The model is designed to maximize shareholder value, McLean said, allowing the company to realize its profits earlier and mitigate risk by engaging partners.

“After you’ve discovered something and you’re actually building, going through feasibility, and then into commercial production, that’s where all the value of the company is really built, all the asset value,” McLean said.

“But the share price never, ever seems to get as high as it did back when you had a discovery. That’s when you really get the skyrocketing prices over the short term.”

It’s also the riskiest part of the operation. The project generator model mitigates part of that risk by choosing many potential targets in the hopes that the winners outweigh the losers, at least in terms of investment.

Partnering with other companies is another way to lessen that risk as well as reduce dilution of stock, something junior mining companies are prone to when raising capital, especially in down markets.

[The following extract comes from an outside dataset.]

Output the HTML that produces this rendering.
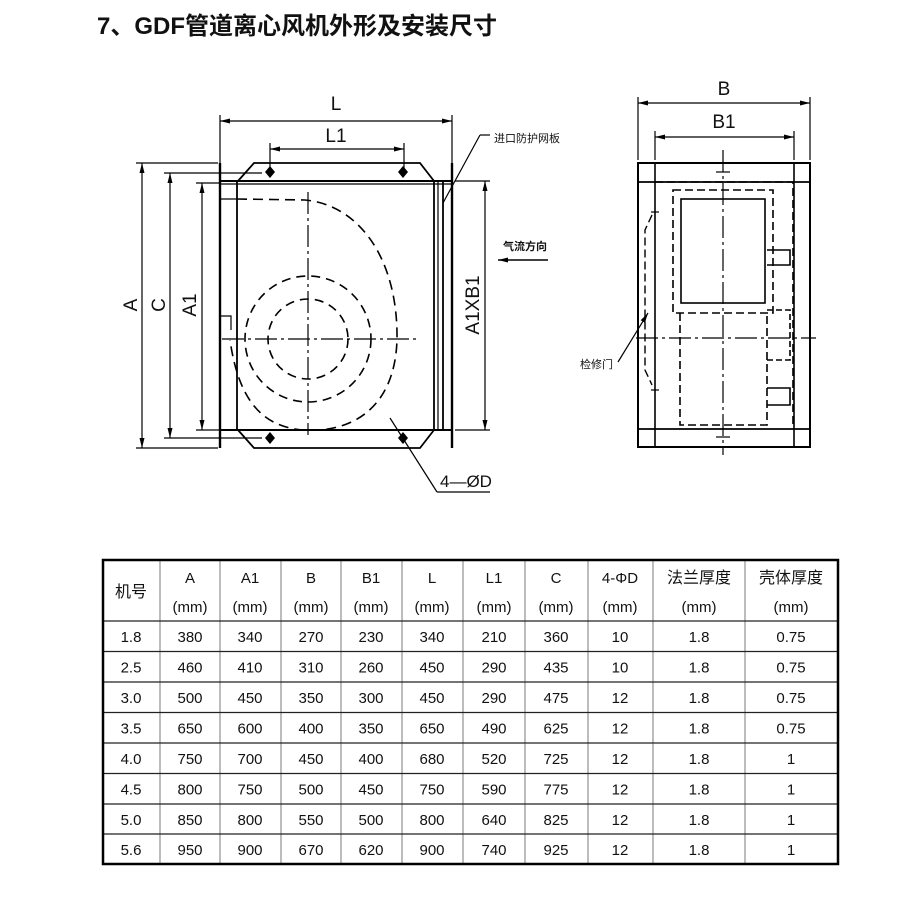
<!DOCTYPE html>
<html><head><meta charset="utf-8"><style>
html,body{margin:0;padding:0;background:#fff;width:920px;height:914px;overflow:hidden}
svg{display:block}
.t{font-family:"Liberation Sans","Noto Sans CJK SC",sans-serif;fill:#111}
</style></head><body>
<svg width="920" height="914" viewBox="0 0 920 914" xmlns="http://www.w3.org/2000/svg">
<defs>
<marker id="ar" markerWidth="10" markerHeight="6" refX="10" refY="3" orient="auto-start-reverse" markerUnits="userSpaceOnUse"><path d="M0,0.5 L10,3 L0,5.5 Z" fill="#000"/></marker>
</defs>
<text x="97" y="34" class="t" font-size="24" font-weight="bold">7、GDF管道离心风机外形及安装尺寸</text>

<g stroke="#000" fill="none" stroke-width="1.2">
<line x1="220" y1="121" x2="452" y2="121" marker-start="url(#ar)" marker-end="url(#ar)"/>
<line x1="220" y1="115" x2="220" y2="163"/><line x1="452" y1="115" x2="452" y2="163"/>
<line x1="270" y1="149" x2="404" y2="149" marker-start="url(#ar)" marker-end="url(#ar)"/>
<line x1="270" y1="143" x2="270" y2="172"/><line x1="404" y1="143" x2="404" y2="172"/>
<line x1="142" y1="163" x2="142" y2="448" marker-start="url(#ar)" marker-end="url(#ar)"/>
<line x1="136" y1="163" x2="218" y2="163"/><line x1="136" y1="448" x2="218" y2="448"/>
<line x1="170" y1="173" x2="170" y2="438" marker-start="url(#ar)" marker-end="url(#ar)"/>
<line x1="164" y1="173" x2="262" y2="173"/><line x1="164" y1="438" x2="262" y2="438"/>
<line x1="202" y1="183" x2="202" y2="430" marker-start="url(#ar)" marker-end="url(#ar)"/>
<line x1="196" y1="183" x2="220" y2="183"/><line x1="196" y1="430" x2="220" y2="430"/>
<line x1="485" y1="181" x2="485" y2="430" marker-start="url(#ar)" marker-end="url(#ar)"/>
<line x1="455" y1="181" x2="490" y2="181"/><line x1="455" y1="430" x2="490" y2="430"/>
<line x1="220" y1="163" x2="220" y2="448" stroke-width="2.4"/>
<line x1="452" y1="163" x2="452" y2="448" stroke-width="2.4"/>
<polyline points="238,181 254,163 420,163 434,181" stroke-width="1.8"/>
<polyline points="238,430 254,448 420,448 434,430" stroke-width="1.8"/>
<line x1="220" y1="181" x2="452" y2="181" stroke-width="2"/>
<line x1="220" y1="184" x2="452" y2="184"/>
<line x1="220" y1="430" x2="452" y2="430" stroke-width="2"/>
<line x1="220" y1="199" x2="237" y2="199"/>
<line x1="237" y1="181" x2="237" y2="430" stroke-width="1.8"/>
<line x1="434" y1="181" x2="434" y2="430" stroke-width="1.8"/>
<line x1="438" y1="181" x2="438" y2="430"/>
<line x1="443" y1="181" x2="443" y2="430" stroke-width="1.8"/>
<polyline points="220,316 231,316 231,330"/>
<line x1="308" y1="192" x2="308" y2="435" stroke-dasharray="22,4,3,4"/>
<line x1="222" y1="339" x2="418" y2="339" stroke-dasharray="22,4,3,4"/>
<circle cx="308" cy="339" r="40" stroke-dasharray="9,6" stroke-width="1.6"/>
<circle cx="308" cy="339" r="63" stroke-dasharray="9,6" stroke-width="1.6"/>
<path d="M237,199 L305,200 C360,205 398,260 397,339 C396,385 375,425 320,430 C270,433 240,410 230,340" stroke-dasharray="10,6" stroke-width="1.6"/>
<line x1="390" y1="418" x2="437" y2="492"/><line x1="437" y1="492" x2="490" y2="492"/>
<line x1="443" y1="203" x2="480" y2="135"/><line x1="480" y1="135" x2="490" y2="135"/>
<line x1="498" y1="260" x2="548" y2="260" marker-start="url(#ar)" stroke-width="1.6"/>
</g>
<g fill="#000">
<path d="M270,166 l5,6 -5,6 -5,-6z"/><path d="M403,166 l5,6 -5,6 -5,-6z"/>
<path d="M270,432 l5,6 -5,6 -5,-6z"/><path d="M403,432 l5,6 -5,6 -5,-6z"/>
</g>
<g class="t" font-size="17">
<text x="336" y="110" text-anchor="middle" font-size="19">L</text>
<text x="336" y="142" text-anchor="middle" font-size="19">L1</text>
<text x="137" y="305" transform="rotate(-90 137 305)" text-anchor="middle" font-size="19">A</text>
<text x="165" y="305" transform="rotate(-90 165 305)" text-anchor="middle" font-size="19">C</text>
<text x="196" y="305" transform="rotate(-90 196 305)" text-anchor="middle" font-size="19">A1</text>
<text x="479" y="305" transform="rotate(-90 479 305)" text-anchor="middle" font-size="19">A1XB1</text>
<text x="440" y="487" font-size="17">4—ØD</text>
<text x="494" y="142" font-size="11">进口防护网板</text>
<text x="503" y="250" font-size="11" font-weight="bold">气流方向</text>
<text x="580" y="368" font-size="11">检修门</text>
<text x="724" y="95" text-anchor="middle" font-size="19">B</text>
<text x="724" y="128" text-anchor="middle" font-size="19">B1</text>
</g>

<g stroke="#000" fill="none" stroke-width="1.2">
<line x1="638" y1="103" x2="810" y2="103" marker-start="url(#ar)" marker-end="url(#ar)"/>
<line x1="638" y1="97" x2="638" y2="160"/><line x1="810" y1="97" x2="810" y2="160"/>
<line x1="655" y1="137" x2="794" y2="137" marker-start="url(#ar)" marker-end="url(#ar)"/>
<line x1="655" y1="131" x2="655" y2="160"/><line x1="794" y1="131" x2="794" y2="160"/>
<rect x="638" y="163" width="172" height="284" stroke-width="2"/>
<line x1="638" y1="182" x2="810" y2="182" stroke-width="1.8"/>
<line x1="638" y1="429" x2="810" y2="429" stroke-width="1.8"/>
<line x1="655" y1="163" x2="655" y2="447" stroke-width="1.6"/>
<line x1="794" y1="163" x2="794" y2="447" stroke-width="1.6"/>
<rect x="673" y="190" width="100" height="123" stroke-dasharray="8,4" stroke-width="1.6"/>
<rect x="681" y="199" width="84" height="104" stroke-width="1.6"/>
<polyline points="680,313 680,425 767,425 767,313" stroke-dasharray="8,4" stroke-width="1.6"/>
<polyline points="655,182 793,182 793,425" stroke-dasharray="8,4" stroke-width="1.6"/>
<polyline points="767,250 790,250 790,265 767,265" stroke-width="1.6"/>
<polyline points="767,310 790,310 790,360 767,360" stroke-dasharray="6,3" stroke-width="1.6"/>
<polyline points="767,388 790,388 790,405 767,405" stroke-width="1.6"/>
<polyline points="652,215 645,230 645,370 652,385" stroke-dasharray="8,4" stroke-width="1.4"/>
<line x1="723" y1="150" x2="723" y2="455" stroke-dasharray="22,4,3,4"/>
<line x1="636" y1="338" x2="816" y2="338" stroke-dasharray="22,4,3,4"/>
<line x1="618" y1="362" x2="648" y2="313" marker-end="url(#ar)"/>
<line x1="716" y1="172" x2="730" y2="172"/><line x1="716" y1="437" x2="730" y2="437"/>
<line x1="651" y1="212" x2="659" y2="212"/><line x1="651" y1="390" x2="659" y2="390"/>
</g>

<g stroke="#999" stroke-width="1.3">
<line x1="160" y1="560" x2="160" y2="864"/><line x1="220" y1="560" x2="220" y2="864"/>
<line x1="281" y1="560" x2="281" y2="864"/><line x1="341" y1="560" x2="341" y2="864"/>
<line x1="402" y1="560" x2="402" y2="864"/><line x1="463" y1="560" x2="463" y2="864"/>
<line x1="525" y1="560" x2="525" y2="864"/><line x1="588" y1="560" x2="588" y2="864"/>
<line x1="653" y1="560" x2="653" y2="864"/><line x1="745" y1="560" x2="745" y2="864"/>
</g>
<g stroke="#222" stroke-width="1.2">
<line x1="103" y1="621" x2="838" y2="621"/><line x1="103" y1="651.5" x2="838" y2="651.5"/>
<line x1="103" y1="682" x2="838" y2="682"/><line x1="103" y1="712.5" x2="838" y2="712.5"/>
<line x1="103" y1="743" x2="838" y2="743"/><line x1="103" y1="773.5" x2="838" y2="773.5"/>
<line x1="103" y1="804" x2="838" y2="804"/><line x1="103" y1="834" x2="838" y2="834"/>
</g>
<rect x="103" y="560" width="735" height="304" fill="none" stroke="#000" stroke-width="2.5"/>
<g class="t" font-size="15" text-anchor="middle" fill="#222">
<text x="131" y="597" font-size="16">机号</text>
<text x="190" y="583">A</text><text x="190" y="612">(mm)</text>
<text x="250" y="583">A1</text><text x="250" y="612">(mm)</text>
<text x="311" y="583">B</text><text x="311" y="612">(mm)</text>
<text x="371" y="583">B1</text><text x="371" y="612">(mm)</text>
<text x="432" y="583">L</text><text x="432" y="612">(mm)</text>
<text x="494" y="583">L1</text><text x="494" y="612">(mm)</text>
<text x="556" y="583">C</text><text x="556" y="612">(mm)</text>
<text x="620" y="583">4-ΦD</text><text x="620" y="612">(mm)</text>
<text x="699" y="583" font-size="16">法兰厚度</text><text x="699" y="612">(mm)</text>
<text x="791" y="583" font-size="16">壳体厚度</text><text x="791" y="612">(mm)</text>
</g>
<g class="t" font-size="15" text-anchor="middle" fill="#222">
<text y="642"><tspan x="131">1.8</tspan><tspan x="190">380</tspan><tspan x="250">340</tspan><tspan x="311">270</tspan><tspan x="371">230</tspan><tspan x="432">340</tspan><tspan x="494">210</tspan><tspan x="556">360</tspan><tspan x="620">10</tspan><tspan x="699">1.8</tspan><tspan x="791">0.75</tspan></text>
<text y="672.5"><tspan x="131">2.5</tspan><tspan x="190">460</tspan><tspan x="250">410</tspan><tspan x="311">310</tspan><tspan x="371">260</tspan><tspan x="432">450</tspan><tspan x="494">290</tspan><tspan x="556">435</tspan><tspan x="620">10</tspan><tspan x="699">1.8</tspan><tspan x="791">0.75</tspan></text>
<text y="703"><tspan x="131">3.0</tspan><tspan x="190">500</tspan><tspan x="250">450</tspan><tspan x="311">350</tspan><tspan x="371">300</tspan><tspan x="432">450</tspan><tspan x="494">290</tspan><tspan x="556">475</tspan><tspan x="620">12</tspan><tspan x="699">1.8</tspan><tspan x="791">0.75</tspan></text>
<text y="733.5"><tspan x="131">3.5</tspan><tspan x="190">650</tspan><tspan x="250">600</tspan><tspan x="311">400</tspan><tspan x="371">350</tspan><tspan x="432">650</tspan><tspan x="494">490</tspan><tspan x="556">625</tspan><tspan x="620">12</tspan><tspan x="699">1.8</tspan><tspan x="791">0.75</tspan></text>
<text y="764"><tspan x="131">4.0</tspan><tspan x="190">750</tspan><tspan x="250">700</tspan><tspan x="311">450</tspan><tspan x="371">400</tspan><tspan x="432">680</tspan><tspan x="494">520</tspan><tspan x="556">725</tspan><tspan x="620">12</tspan><tspan x="699">1.8</tspan><tspan x="791">1</tspan></text>
<text y="794.5"><tspan x="131">4.5</tspan><tspan x="190">800</tspan><tspan x="250">750</tspan><tspan x="311">500</tspan><tspan x="371">450</tspan><tspan x="432">750</tspan><tspan x="494">590</tspan><tspan x="556">775</tspan><tspan x="620">12</tspan><tspan x="699">1.8</tspan><tspan x="791">1</tspan></text>
<text y="825"><tspan x="131">5.0</tspan><tspan x="190">850</tspan><tspan x="250">800</tspan><tspan x="311">550</tspan><tspan x="371">500</tspan><tspan x="432">800</tspan><tspan x="494">640</tspan><tspan x="556">825</tspan><tspan x="620">12</tspan><tspan x="699">1.8</tspan><tspan x="791">1</tspan></text>
<text y="855"><tspan x="131">5.6</tspan><tspan x="190">950</tspan><tspan x="250">900</tspan><tspan x="311">670</tspan><tspan x="371">620</tspan><tspan x="432">900</tspan><tspan x="494">740</tspan><tspan x="556">925</tspan><tspan x="620">12</tspan><tspan x="699">1.8</tspan><tspan x="791">1</tspan></text>
</g>
</svg>
</body></html>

Transition Metals actively seeks partners on all of its projects.

“It’s actually a pretty good model when we’re in the bottom of the market right now because we’re not having to go out and raise funds at very low valuations and strongly dilute the company,” McLean said.

The company’s technical strategy to develop targets uses a state-of-the-art geosciences database, McLean said.

McLean added that with the sector downturn, it’s a great time to buy properties.

It doesn’t hurt that the company has two award winners in McLean and chief geophysicist Kevin Stevens, who were co-recipients of the PDAC Prospector of the Year Award in 2004 for the discovery of the Nickel Rim South mine in Sudbury.

With Transition Metals, they also won the Northwest Ontario Prospectors Association’s Bernie Schneider Discovery of the Year Award along with their partner Impala Platinum Holdings (Implats) last year thanks to their platinum discovery at Sunday Lake, 25 kilometres north of Thunder Bay. It is one of their most exciting projects – and the perfect example of the project generator model at work.

“The discovery was 100 per cent funded by Implats, and they continue to carry us for a 25 per cent interest (in the project) through to completion of a bankable feasibility study,” McLean said.

Another project, its Aer-Kidd property in Sudbury, McLean describes as “one of the better exploration projects on the planet.”

Situated along the Worthington Offset Dyke between Vale’s Totten mine and KGHM’s Victoria mine, it is being drilled by Transition Metals’ partially owned subsidiary, Sudbury Platinum.

Its Haultain gold project in Abitibi (described by McLean as a “Kirkland Lake lookalike”), its Janice Lake copper project in northern Saskatchewan, and its exploration in the Far North with partner Nunavut Resources Corp. are also possible near-term successes for the company.

That potential is not yet reflected in its stock price, which McLean said is undervalued at the moment along with that of many other junior mining companies.

“We are in the absolute pit of the bear market right now for our industry,” McLean said. “Everybody should be filling their boots, not just with our stock, but with other (juniors). You don’t need all of them to be successful, you need one of them to be successful.”